New Republican push voting road blocks for Iowans
Rep. Amy Nielsen
House District 77
Voters in Iowa will have more hurdles and less time to vote next year after Republican lawmakers approved new changes to Iowa’s elections. These changes include shortening the voting window and requiring a photo ID to vote. The legislation has been pushed by Republican lawmakers despite opposition from both local election officials and voting rights advocates due to the new regulations and challenges voters will face.
The effects of the proposal could make it harder for over the 200,000 Iowans who don’t currently have the required documents to vote. The impact of the legislation will especially hurt the elderly, disabled, minorities, and low-income Iowans who disproportionately lack the needed requirements.
The elimination of 11 early voting days could make it harder for Iowans to vote and gives communities less time to have satellite voting locations throughout their area. Approximately 34,000 Iowans voted in the first 11 days of early voting last year.
Once again, House Democrats offered multiple amendments that would have made voting easier for Iowans by expanding the number of IDs accepted and keeping the early voting timeline in place.
Profit” bill advances through House
A bill that will help curtail civil asset forfeiture has been approved by the House. Described by the Institute for Justice, as “Policing for Profit,” civil asset forfeiture allows law enforcement officers to seize assets they believe are involved in illegal activity. The owner of the property does not have to be charged with a crime to have the civil forfeiture of assets be valid.

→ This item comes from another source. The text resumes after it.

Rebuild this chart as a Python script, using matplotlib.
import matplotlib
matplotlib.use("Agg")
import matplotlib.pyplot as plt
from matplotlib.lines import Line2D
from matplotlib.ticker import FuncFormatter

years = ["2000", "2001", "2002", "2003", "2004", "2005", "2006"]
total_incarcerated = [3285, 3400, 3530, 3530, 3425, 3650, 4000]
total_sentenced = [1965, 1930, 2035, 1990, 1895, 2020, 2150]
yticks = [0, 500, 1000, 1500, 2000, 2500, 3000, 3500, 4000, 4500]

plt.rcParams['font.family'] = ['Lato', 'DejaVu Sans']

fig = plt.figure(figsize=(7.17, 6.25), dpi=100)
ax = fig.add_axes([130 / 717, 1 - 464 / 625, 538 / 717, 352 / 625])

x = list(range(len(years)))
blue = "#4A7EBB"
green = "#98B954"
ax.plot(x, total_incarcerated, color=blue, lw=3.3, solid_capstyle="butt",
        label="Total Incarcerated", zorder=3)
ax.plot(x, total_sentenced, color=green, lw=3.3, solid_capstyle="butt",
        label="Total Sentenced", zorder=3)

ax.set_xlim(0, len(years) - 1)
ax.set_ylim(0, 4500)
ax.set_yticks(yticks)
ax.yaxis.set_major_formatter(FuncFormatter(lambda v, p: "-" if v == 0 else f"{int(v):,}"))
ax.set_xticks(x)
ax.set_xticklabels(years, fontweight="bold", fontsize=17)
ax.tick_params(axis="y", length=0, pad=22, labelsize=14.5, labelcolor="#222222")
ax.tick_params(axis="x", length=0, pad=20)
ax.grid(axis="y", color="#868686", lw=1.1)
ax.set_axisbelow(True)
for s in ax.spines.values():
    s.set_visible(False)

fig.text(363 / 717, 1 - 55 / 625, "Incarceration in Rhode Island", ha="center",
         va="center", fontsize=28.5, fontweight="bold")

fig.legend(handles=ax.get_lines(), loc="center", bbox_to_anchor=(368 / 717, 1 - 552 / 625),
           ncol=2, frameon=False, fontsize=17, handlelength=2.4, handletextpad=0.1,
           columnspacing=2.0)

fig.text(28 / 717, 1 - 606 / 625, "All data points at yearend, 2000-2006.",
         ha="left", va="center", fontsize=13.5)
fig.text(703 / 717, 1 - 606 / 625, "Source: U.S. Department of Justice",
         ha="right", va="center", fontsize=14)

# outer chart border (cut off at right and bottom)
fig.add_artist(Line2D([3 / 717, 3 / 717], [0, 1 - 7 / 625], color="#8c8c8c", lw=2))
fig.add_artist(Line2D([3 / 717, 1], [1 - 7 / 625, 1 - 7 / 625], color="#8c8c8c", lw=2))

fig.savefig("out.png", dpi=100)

Senate File 446 would require a criminal conviction for the government to keep any property that is taken by civil forfeiture that is valued at $5,000 or less. To avoid this requirement, a prosecutor has the burden to prove that the value of any property that is seized exceeds $5,000.

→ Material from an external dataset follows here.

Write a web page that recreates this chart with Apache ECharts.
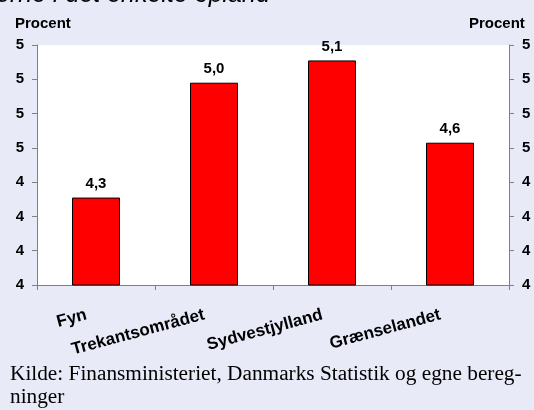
<!DOCTYPE html>
<html>
<head>
<meta charset="utf-8">
<script src="https://cdn.jsdelivr.net/npm/echarts@6/dist/echarts.min.js"></script>
<style>
  html, body { margin: 0; padding: 0; background: #e8eaf8; }
  #chart { width: 534px; height: 410px; }
</style>
</head>
<body>
<div id="chart"></div>
<script>
// data
const regions = ["Fyn", "Trekantsområdet", "Sydvestjylland", "Grænselandet"];
const rates = [4.31, 4.98, 5.11, 4.63];
const yTickLabels = ["4", "4", "4", "4", "5", "5", "5", "5"];
const yMin = 3.8;
const yMax = 5.2;
const yStep = 0.2;

const chart = echarts.init(document.getElementById("chart"));
const labelFont = { fontFamily: "Liberation Sans, Arial, sans-serif", fontWeight: "bold", fontSize: 15, color: "#000" };

const yAxisBase = {
  type: "value",
  min: yMin,
  max: yMax,
  interval: yStep,
  splitLine: { show: false },
  axisLine: { show: true, lineStyle: { color: "#808080", width: 1 } },
  axisTick: { show: true, inside: false, length: 5, lineStyle: { color: "#808080" } },
};

const option = {
  backgroundColor: "#e8eaf8",
  animation: false,
  graphic: [
    {
      type: "text",
      left: -4,
      top: -17,
      style: {
        text: "erne i det enkelte opland",
        font: "italic 25px Liberation Sans, Arial, sans-serif",
        fill: "#000",
      },
    },
    { type: "text", left: 15, top: 16, style: { text: "Procent", font: "bold 15px Liberation Sans, Arial, sans-serif", fill: "#000" } },
    { type: "text", left: 469, top: 16, style: { text: "Procent", font: "bold 15px Liberation Sans, Arial, sans-serif", fill: "#000" } },
    {
      type: "text",
      left: 10,
      top: 363,
      style: {
        text: "Kilde: Finansministeriet, Danmarks Statistik og egne bereg-\nninger",
        font: "21.3px Liberation Serif, Times New Roman, serif",
        lineHeight: 23,
        fill: "#000",
      },
    },
  ],
  grid: {
    left: 37,
    right: 25,
    top: 45,
    bottom: 125,
    show: true,
    backgroundColor: "#fff",
    borderWidth: 0,
  },
  xAxis: {
    type: "category",
    data: regions,
    boundaryGap: true,
    axisLine: { lineStyle: { color: "#808080", width: 1 } },
    axisTick: { show: true, alignWithLabel: false, length: 5, lineStyle: { color: "#808080" } },
    axisLabel: Object.assign({}, labelFont, { fontSize: 17, rotate: 15, margin: 27, interval: 0, padding: [0, 10, 0, 0] }),
  },
  yAxis: [
    Object.assign({}, yAxisBase, {
      position: "left",
      axisLabel: Object.assign({}, labelFont, { margin: 13, formatter: (v, i) => yTickLabels[i] }),
    }),
    Object.assign({}, yAxisBase, {
      position: "right",
      axisLabel: Object.assign({}, labelFont, { margin: 13, formatter: (v, i) => yTickLabels[i] }),
    }),
  ],
  series: [
    {
      type: "bar",
      data: rates,
      barWidth: 48,
      itemStyle: { color: "#ff0000", borderColor: "#000", borderWidth: 1 },
      label: Object.assign({}, labelFont, {
        show: true,
        position: "top",
        distance: 6,
        formatter: (p) => p.value.toFixed(1).replace(".", ","),
      }),
    },
  ],
};
chart.setOption(option);
</script>
</body>
</html>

The bill also increases the level the state must prove to keep anything that is civilly seized from someone over $5,000. Under current law, the government only has to prove it is more likely than not, or by the “preponderance of the evidence,” that the forfeiture is valid. SF 446 would require “clear and convincing” evidence, or generally that it is highly probable that the civil forfeiture was appropriate. This increased burden on the government means that it will be easier for everyday people to prove that the government overstepped its role and had no basis for taking someone’s property.
SF 446 also requires additional record keeping on law enforcement agencies for any property that is civilly seized. The law enforcement agency must keep detailed records on the amount of property as well as the disposition of any seized property. These records must be open to the public.

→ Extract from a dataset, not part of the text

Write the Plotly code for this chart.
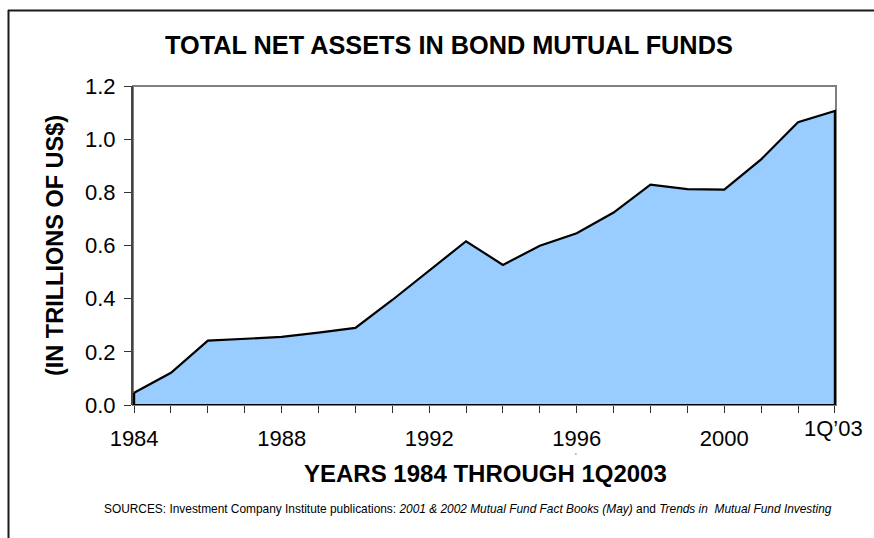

Senate File 446 passed the House on a vote of 95-1 and now goes to the Governor.
GOP plans higher
tuition, Early Childhood cuts in budget
Budget documents released this week show Republican lawmakers plan to increase tuition and make significant cuts in early childhood education to pay for hundreds of millions in corporate tax breaks that put the state budget in deficit this year.
The education budget, which was approved by the House Appropriations Committee on Wednesday, cuts an additional $10 million from Iowa’s three state universities next year. Earlier this year, Republican lawmakers cut $18 million from the universities to cover part of the state budget deficit. The budget also eliminates the Flood Center at the University of Iowa (which jeopardizes federal funding) and the Leopold Center for Sustainable Agriculture at Iowa State.
Republican lawmakers are planning an additional $1.7 million in cuts to early childhood education programs for at-risk children like Head Start and Shared Visions preschool.